Two gotchas worth flagging. First, an account team role of read/write doesn't help if the member lacks the permission set that lets them act on it; check the permission set alongside the team role or you'll get "I have write access but can't edit" complaints. Second, in a multi-level hierarchy you have to decide how the team relates to the tree. Salesforce doesn't natively inherit an account team down to children. The pattern that has worked best for me is a hybrid: put the key account manager and executive sponsor on a team at level one, backed by a sharing rule so they see across the whole group, while the sales managers and junior BDs get team membership only on the specific lower-level accounts they work. The senior people see everything; the junior people see their patch.
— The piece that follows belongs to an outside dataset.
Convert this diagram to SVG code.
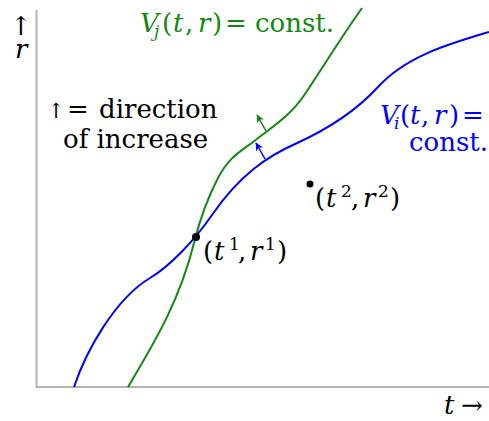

Where the data actually rolls up
The reason that sales director couldn't see group-level revenue isn't a bug, it's a design constraint people forget. Parent Account is a lookup, not a master-detail relationship, so Salesforce won't roll up child values to the parent natively. If you want a "Total Won Revenue YTD" figure on the parent that sums won opportunities across every subsidiary, you have to build it. For mid-size projects I reach for the free Declarative Lookup Rollup Summary package; for small ones a Flow with an update-records action; for genuinely complex conditional roll-ups, Apex. Whatever you pick, decide it during design. Discovering at go-live that the executive's headline number doesn't exist yet is a bad week.
The same deliberateness applies to enabling account-contact relationships, which let a single contact relate to several accounts with a role and an active flag on each link. It's the right tool when you have advisors, former executives, or board members who genuinely influence multiple customers and you need to track those connections. But once you enable it, you cannot cleanly turn it back off, so I won't flip that switch until discovery produces a concrete business case. The pattern that bites people is enabling it speculatively, then deciding it's too complex, and having to migrate contacts back to a one-to-one model by hand.
The thread running through all of this is restraint. Account hierarchy, account teams, multi-account contacts, and revenue splits are each individually reasonable, and stacking all of them on day one produces a model so elaborate that reps quietly stop filling it in and the dashboards built on top go quietly wrong. Start with the shallowest hierarchy that answers the client's real questions, give visibility to exactly the people who need it, and add the next layer only when a concrete requirement demands it. The account model you can actually keep clean beats the elegant one nobody maintains.